**Requirement:** Drop every picture, then transcribe the remaining data exactly.
== Supplied material ==
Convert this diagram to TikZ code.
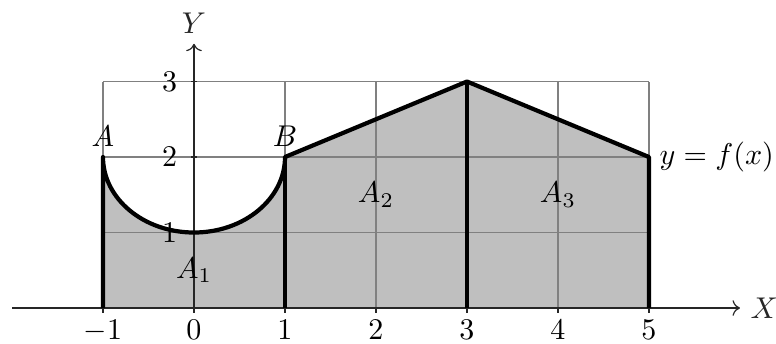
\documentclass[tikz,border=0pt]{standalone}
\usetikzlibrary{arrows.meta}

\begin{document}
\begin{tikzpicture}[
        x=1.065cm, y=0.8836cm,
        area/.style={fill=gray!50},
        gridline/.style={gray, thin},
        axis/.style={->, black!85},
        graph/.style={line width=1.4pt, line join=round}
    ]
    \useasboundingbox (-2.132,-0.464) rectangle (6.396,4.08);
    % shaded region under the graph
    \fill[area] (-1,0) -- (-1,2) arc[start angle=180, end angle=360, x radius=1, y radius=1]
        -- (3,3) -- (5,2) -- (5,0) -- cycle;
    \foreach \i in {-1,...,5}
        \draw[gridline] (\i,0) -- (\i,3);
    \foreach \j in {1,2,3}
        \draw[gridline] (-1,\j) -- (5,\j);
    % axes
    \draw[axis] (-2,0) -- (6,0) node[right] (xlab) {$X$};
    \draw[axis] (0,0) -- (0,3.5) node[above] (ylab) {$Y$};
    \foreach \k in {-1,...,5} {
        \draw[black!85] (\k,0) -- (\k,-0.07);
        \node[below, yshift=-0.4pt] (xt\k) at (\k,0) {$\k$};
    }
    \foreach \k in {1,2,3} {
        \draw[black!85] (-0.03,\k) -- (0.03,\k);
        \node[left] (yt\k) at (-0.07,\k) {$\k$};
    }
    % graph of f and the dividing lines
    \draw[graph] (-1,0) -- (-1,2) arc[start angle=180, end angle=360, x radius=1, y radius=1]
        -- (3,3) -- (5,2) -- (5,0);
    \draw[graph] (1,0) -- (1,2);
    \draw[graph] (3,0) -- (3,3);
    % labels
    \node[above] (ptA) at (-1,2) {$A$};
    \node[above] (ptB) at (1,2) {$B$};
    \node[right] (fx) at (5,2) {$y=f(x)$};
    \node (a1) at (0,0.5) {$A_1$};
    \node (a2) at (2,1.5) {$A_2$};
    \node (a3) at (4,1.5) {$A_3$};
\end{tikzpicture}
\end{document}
===
**Output of the task:**
Convert this diagram to TikZ code.
\documentclass[tikz,border=0pt]{standalone}
\usetikzlibrary{arrows.meta}

\begin{document}
\begin{tikzpicture}[
        x=1.065cm, y=0.8836cm,
        area/.style={fill=gray!50},
        gridline/.style={gray, thin},
        axis/.style={->, black!85},
        graph/.style={line width=1.4pt, line join=round}
    ]
    \useasboundingbox (-2.132,-0.464) rectangle (6.396,4.08);
    % shaded region under the graph
    \fill[area] (-1,0) -- (-1,2) arc[start angle=180, end angle=360, x radius=1, y radius=1]
        -- (3,3) -- (5,2) -- (5,0) -- cycle;
    \foreach \i in {-1,...,5}
        \draw[gridline] (\i,0) -- (\i,3);
    \foreach \j in {1,2,3}
        \draw[gridline] (-1,\j) -- (5,\j);
    % axes
    \draw[axis] (-2,0) -- (6,0) node[right] (xlab) {$X$};
    \draw[axis] (0,0) -- (0,3.5) node[above] (ylab) {$Y$};
    \foreach \k in {-1,...,5} {
        \draw[black!85] (\k,0) -- (\k,-0.07);
        \node[below, yshift=-0.4pt] (xt\k) at (\k,0) {$\k$};
    }
    \foreach \k in {1,2,3} {
        \draw[black!85] (-0.03,\k) -- (0.03,\k);
        \node[left] (yt\k) at (-0.07,\k) {$\k$};
    }
    % graph of f and the dividing lines
    \draw[graph] (-1,0) -- (-1,2) arc[start angle=180, end angle=360, x radius=1, y radius=1]
        -- (3,3) -- (5,2) -- (5,0);
    \draw[graph] (1,0) -- (1,2);
    \draw[graph] (3,0) -- (3,3);
    % labels
    \node[above] (ptA) at (-1,2) {$A$};
    \node[above] (ptB) at (1,2) {$B$};
    \node[right] (fx) at (5,2) {$y=f(x)$};
    \node (a1) at (0,0.5) {$A_1$};
    \node (a2) at (2,1.5) {$A_2$};
    \node (a3) at (4,1.5) {$A_3$};
\end{tikzpicture}
\end{document}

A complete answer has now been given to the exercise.